Expect to feel the wrath of Jon Stewart if you trash one of his fellow Comedy Central hosts.
Many pundits and politicians -- most of them conservative -- criticized Stephen Colbert for testifying in character Friday before a House immigration subcommittee after being invited by Rep. Zoe Lofgren (D-CA). Stewart came to Colbert's defense Monday.
Lofgren asked Colbert to tell the subcommittee about his experience working for a day in a job typically done by undocumented workers.
Following the hearing, Republicans pounced on Democrats for allowing the testimony.
"It's a serious issue," said Rep. Jason Chaffetz (R-UT). "This is a broken system and they call in Colbert as the first guy?"
"I think it's an insult to the time and an insult to the intelligence of the American people that Congress is conducting themselves in this fashion," grumbled Steve King (R-IA).
Even some Democrats complained. "I think it was an embarrassment to Mr. Colbert more than the House," said House Majority Leader Steny Hoyer (D-MD).
But one conservative pundit got Stewart's attention. "Any comic who says I'm here to speak for people that have no voice is no longer a comic but a pompous jerk," Tucker Carlson said on Fox News the evening following Colbert's testimony.

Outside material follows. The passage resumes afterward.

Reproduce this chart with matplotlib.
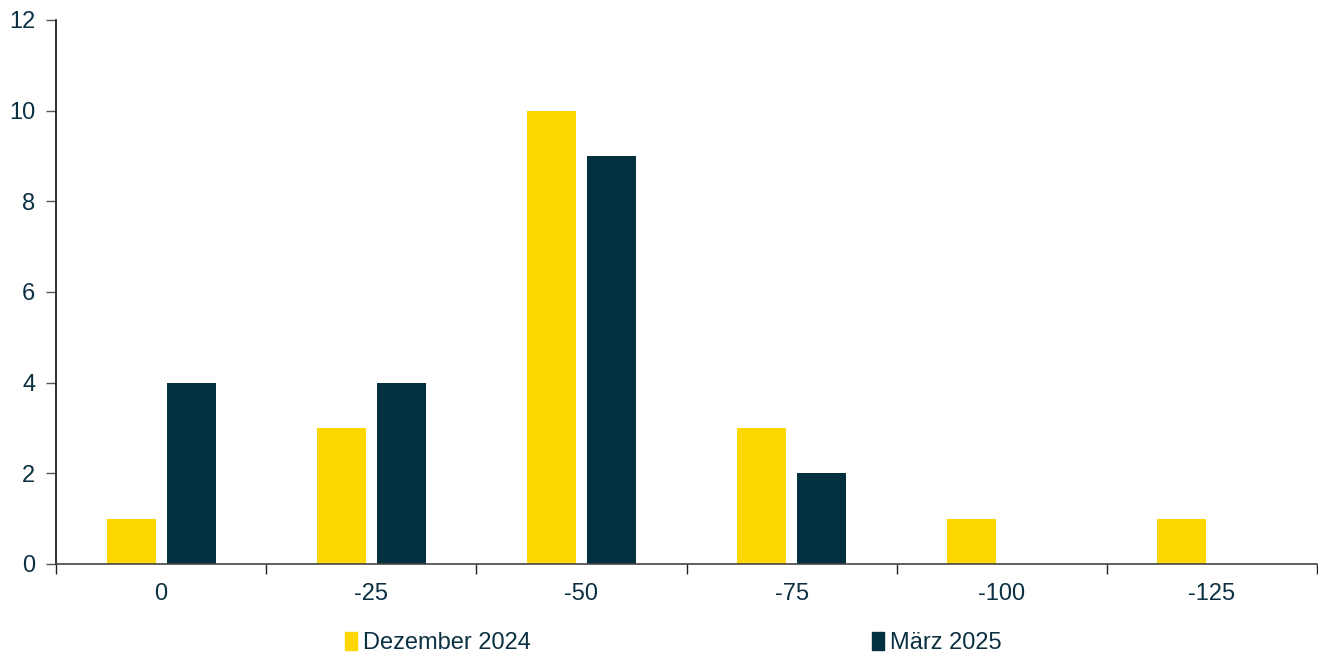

"Yes, pompous jerk as opposed to an arrogant douche who apparently gets to decide who is and is not a comic," Stewart shot back.
Stewart's dislike for Carlson was first apparent when he appeared on CNN's Crossfire in 2004. Ars Technica noted:
Yesterday Stewart made his case not on the Daily Show, but instead on CNN's Crossfire (transcript here | streaming video here). Crossfire is a partisan show that pits two sides against each other. Stewart came on the show, and it's rather clear that Tucker Carlson and Paul Begala were expecting a jovial Stewart to trade barbs with them, but that's not what happened. From the beginning of the discussion, Stewart took aim at Crossfire and other media shows, saying (at first with a smile) that they "hurt America" by making politicians' lives easier by failing to "hold their feet to the fire." The gist of Stewart's complaint was that shows that were purportedly "hard" and "cutting" were really only theatrical performances of talking points and sensationalism—an accusation made eerily true when Carlson tried to ask an irrelevant and stupid question about Bill O'Reilly's current sex scandal. Carlson's rejoinder amounted to nothing more than asking why Stewart himself didn't ask the likes of John Kerry tougher questions, at which point Stewart noted, "If you want to compare your show to a comedy show, you're more than welcome to."
"Tucker and I can talk like this because we already have a visceral negative reaction to each other. Not an ounce of friendship or respect between us. Truly one of the only people in the world I feel that way about," explained Stewart Monday.